Recently, VIPL's 2 papers are accepted by the journal IEEE TIP. The full name of IEEE TIP is Transactions on Image Processing, which is an international journal on computer vision and image processing.
1. Motion Feature Aggregation for Video-based Person Re-identification (Xinqian Gu, Hong Chang, Bingpeng Ma and Shiguang Shan)
Most video-based person re-identification (re-id) methods only focus on appearance features but neglect motion features. In fact, motion features can help to distinguish the target persons that are hard to be identified only by appearance features. However, most existing temporal information modeling methods cannot extract motion features effectively or efficiently for video-based re-id. In this paper, we propose a more efficient Motion Feature Aggregation (MFA) method to model and aggregate motion information in the feature map level for video-based re-id. The proposed MFA consists of (i) a coarse-grained motion learning module, which extracts coarse-grained motion features based on the position changes of body parts over time, and (ii) a fine-grained motion learning module, which extracts fine-grained motion features based on the appearance changes of body parts over time. These two modules can model motion information from different granularities and are complementary to each other. It is easy to combine the proposed method with existing network architectures for end-to-end training. Extensive experiments on four widely used datasets demonstrate that the motion features extracted by MFA are crucial complements to appearance features for video-based re-id, especially for the scenario with large appearance changes. Besides, the results on LS-VID, the current largest publicly available video-based re-id dataset, surpass the state-of-the-art methods by a large margin.
2. Interactive regression and classification for dense object detector (Linmao Zhou, Hong Chang, Bingpeng Ma and Shiguang Shan)
In object detection, enhancing feature representation using localization information has been revealed as a crucial procedure to improve detection performance. However, the localization information (i.e., regression feature and regression offset) captured by the regression branch is still not well utilized. In this paper, we propose a simple but effective method called Interactive Regression and Classification (IRC) to better utilize localization information. Specifically, we propose Feature Aggregation Module (FAM) and Localization Attention Module (LAM) to leverage localization information to the classification branch during forward propagation.

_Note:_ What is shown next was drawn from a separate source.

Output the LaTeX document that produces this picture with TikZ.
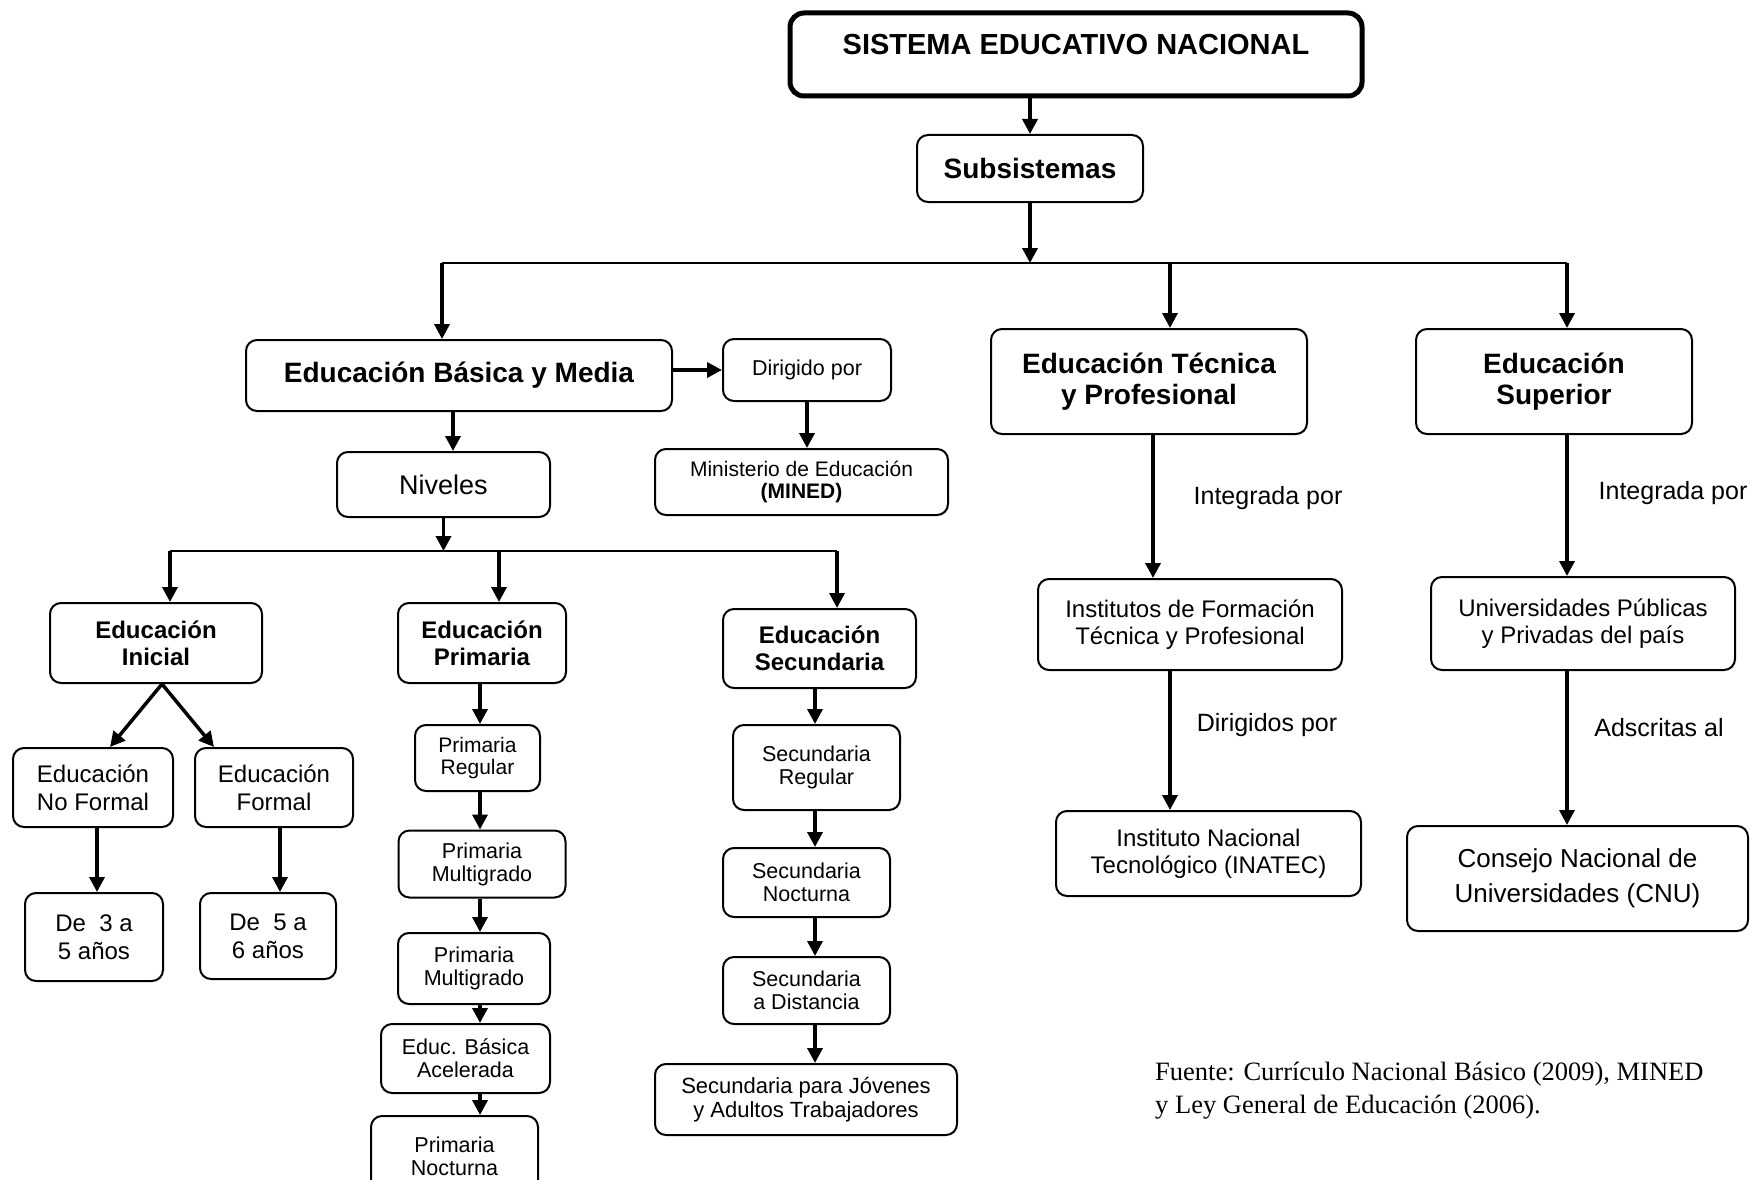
\documentclass[tikz,border=0pt]{standalone}
\usepackage{fontspec}
\setmainfont{Liberation Sans}
\newfontfamily\fuentefont{Liberation Serif}
\usetikzlibrary{arrows.meta}

\begin{document}
\begin{tikzpicture}[x=1pt,y=-1pt,
  box/.style={draw, line width=2pt, rounded corners=11pt, align=center, inner sep=1pt},
  arr/.style={line width=3.5pt, -{Triangle[length=15pt,width=15pt]}},
  hl/.style={line width=2.5pt},
  fbig/.style={font=\fontsize{28}{31}\selectfont\bfseries},
  fmid/.style={font=\fontsize{24}{27}\selectfont\bfseries},
  freg/.style={font=\fontsize{24}{28}\selectfont},
  fsm/.style={font=\fontsize{21.5}{23}\selectfont},
  flab/.style={font=\fontsize{25}{28}\selectfont},
]
\useasboundingbox (0,0) rectangle (1750,1180);
\clip (0,0) rectangle (1750,1180);

% top
\node[box, line width=5pt, rounded corners=14pt, minimum width=572pt, minimum height=83pt] (sen) at (1076,54.5) {};
\node[font=\fontsize{29}{32}\selectfont\bfseries] (sentxt) at (1076,45) {SISTEMA EDUCATIVO NACIONAL};
\node[box, fbig, minimum width=226pt, minimum height=67pt] (sub) at (1030,168.5) {Subsistemas};

% level 1
\node[box, fbig, minimum width=426pt, minimum height=71pt] (ebm) at (459,375.5) {Educación Básica y Media};
\node[box, fsm, minimum width=168pt, minimum height=62pt] (dir) at (807,370) {Dirigido por};
\node[box, fsm, minimum width=293pt, minimum height=66pt, font=\fontsize{21}{22}\selectfont] (min) at (801.5,482) {Ministerio de Educación\\\textbf{(MINED)}};
\node[box, minimum width=213pt, minimum height=65pt, font=\fontsize{27}{30}\selectfont] (niv) at (443.5,484.5) {Niveles};
\node[box, fbig, minimum width=316pt, minimum height=105pt] (tec) at (1149,381.5) {Educación Técnica\\y Profesional};
\node[box, fbig, minimum width=276pt, minimum height=105pt] (sup) at (1554,381.5) {Educación\\Superior};

% niveles
\node[box, fmid, minimum width=212pt, minimum height=80pt] (ini) at (156,643) {Educación\\Inicial};
\node[box, fmid, minimum width=168pt, minimum height=80pt] (prim) at (482,643) {Educación\\Primaria};
\node[box, fmid, minimum width=193pt, minimum height=79pt] (sec) at (819.5,648.5) {Educación\\Secundaria};

% inicial
\node[box, freg, minimum width=160pt, minimum height=79pt] (nf) at (93,787.5) {Educación\\No Formal};
\node[box, freg, minimum width=158pt, minimum height=79pt] (fo) at (274,787.5) {Educación\\Formal};
\node[box, freg, minimum width=138pt, minimum height=88pt] (d35) at (94,937) {De\ \ 3 a\\5 años};
\node[box, freg, minimum width=136pt, minimum height=86pt] (d56) at (268,936) {De\ \ 5 a\\6 años};

% primaria
\node[box, fsm, minimum width=125pt, minimum height=66pt, font=\fontsize{21}{22}\selectfont] (pr) at (477.5,758) {Primaria\\Regular};
\node[box, fsm, minimum width=167pt, minimum height=67pt] (pm1) at (482,864) {Primaria\\Multigrado};
\node[box, fsm, minimum width=152pt, minimum height=71pt] (pm2) at (474,968.5) {Primaria\\Multigrado};
\node[box, fsm, minimum width=169pt, minimum height=69pt] (eba) at (465.5,1058.5) {Educ. Básica\\Acelerada};
\node[box, fsm, minimum width=167pt, minimum height=80pt, anchor=north] (pn) at (454.5,1115) {Primaria\\Nocturna};

% secundaria
\node[box, fsm, minimum width=167pt, minimum height=85pt] (sr) at (816.5,767.5) {Secundaria\\Regular};
\node[box, fsm, minimum width=167pt, minimum height=69pt] (sn) at (806.5,882.5) {Secundaria\\Nocturna};
\node[box, fsm, minimum width=167pt, minimum height=67pt] (sd) at (806.5,990.5) {Secundaria\\a Distancia};
\node[box, minimum width=302pt, minimum height=71pt, font=\fontsize{22}{24}\selectfont] (sj) at (806,1099.5) {Secundaria para Jóvenes\\y Adultos Trabajadores};

% tecnica
\node[box, minimum width=304pt, minimum height=91pt, font=\fontsize{24}{27}\selectfont] (inst) at (1190,624.5) {Institutos de Formación\\Técnica y Profesional};
\node[box, minimum width=305pt, minimum height=85pt, font=\fontsize{24}{27}\selectfont] (inatec) at (1208.5,853.5) {Instituto Nacional\\Tecnológico (INATEC)};
\node[flab] (lab1) at (1268,498) {Integrada por};
\node[flab] (lab2) at (1267,725) {Dirigidos por};

% superior
\node[box, minimum width=304pt, minimum height=93pt, font=\fontsize{24}{27}\selectfont] (univ) at (1583,623.5) {Universidades Públicas\\y Privadas del país};
\node[box, minimum width=341pt, minimum height=105pt, font=\fontsize{26}{35}\selectfont] (cnu) at (1577.5,878.5) {Consejo Nacional de\\Universidades (CNU)};
\node[flab] (lab3) at (1673,493) {Integrada por};
\node[flab] (lab4) at (1659,728) {Adscritas al};

% fuente
\node[anchor=west, align=left, inner sep=0pt, font=\fuentefont\fontsize{26.5}{33}\selectfont] (fuente) at (1155,1091) {Fuente: Currículo Nacional Básico (2009), MINED\\y Ley General de Educación (2006).};

% coordinates
\coordinate (j1) at (1030,263);
\coordinate (jL) at (442,263);
\coordinate (jT) at (1170,263);
\coordinate (jR) at (1567,263);
\coordinate (nL) at (170,551);
\coordinate (nP) at (499,551);
\coordinate (nR) at (837,551);
\coordinate (px) at (480,0);
\coordinate (sx) at (815,0);
\coordinate (tx1) at (1153,0);
\coordinate (tx2) at (1170,0);
\coordinate (ux) at (1567,0);

% connectors
\draw[arr] (sen.south -| sub.north) -- (sub.north);
\draw[arr] (sub.south) -- (j1);
\draw[hl] (jL) -- (jR);
\draw[arr] (jL) -- (jL |- ebm.north);
\draw[arr] (jT) -- (jT |- tec.north);
\draw[arr] (jR) -- (jR |- sup.north);

\draw[arr] (ebm.east |- dir.west) -- (dir.west);
\draw[arr] (dir.south) -- (dir.south |- min.north);
\draw[arr] ([xshift=-6pt]ebm.south) -- ([xshift=-6pt]ebm.south |- niv.north);
\draw[arr] (niv.south) -- (niv.south |- nL);
\draw[hl] (nL) -- (nR);
\draw[arr] (nL) -- (nL |- ini.north);
\draw[arr] (nP) -- (nP |- prim.north);
\draw[arr] (nR) -- (nR |- sec.north);

\draw[arr] ([xshift=6pt]ini.south) -- ([xshift=17pt]nf.north);
\draw[arr] ([xshift=6pt]ini.south) -- ([xshift=20pt]fo.north west);
\draw[arr] ([xshift=4pt]nf.south) -- ([xshift=4pt]nf.south |- d35.north);
\draw[arr] ([xshift=6pt]fo.south) -- ([xshift=6pt]fo.south |- d56.north);

\draw[arr] (px |- prim.south) -- (px |- pr.north);
\draw[arr] (px |- pr.south) -- (px |- pm1.north);
\draw[arr] (px |- pm1.south) -- (px |- pm2.north);
\draw[arr] (px |- pm2.south) -- (px |- eba.north);
\draw[arr] (px |- eba.south) -- (px |- pn.north);

\draw[arr] (sx |- sec.south) -- (sx |- sr.north);
\draw[arr] (sx |- sr.south) -- (sx |- sn.north);
\draw[arr] (sx |- sn.south) -- (sx |- sd.north);
\draw[arr] (sx |- sd.south) -- (sx |- sj.north);

\draw[arr] (tx1 |- tec.south) -- (tx1 |- inst.north);
\draw[arr] (tx2 |- inst.south) -- (tx2 |- inatec.north);
\draw[arr] (ux |- sup.south) -- (ux |- univ.north);
\draw[arr] (ux |- univ.south) -- (ux |- cnu.north);
\end{tikzpicture}
\end{document}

Furthermore, the classifier also guides the learning of the regression branch during backward propagation, to guarantee that the localization information is beneficial to both regression and classification. Thus, the regression and classification branches are learned in an interactive manner. Our method can be easily integrated into anchor-based and anchor-free object detectors without increasing computation cost. With our method, the performance is significantly improved on many popular dense object detectors, including RetinaNet, FCOS, ATSS, PAA, GFL, GFLV2, OTA, GA-RetinaNet, RepPoints, BorderDet and VFNet. Based on ResNet-101 backbone, IRC achieves 47.2% AP on COCO test-dev, surpassing the previous state-of-the-art PAA (44.8% AP), GFL (45.0% AP) and without sacrificing the efficiency both in training and inference. Moreover, our best model (Res2Net-101-DCN) can achieve a single-model single-scale AP of 51.4%.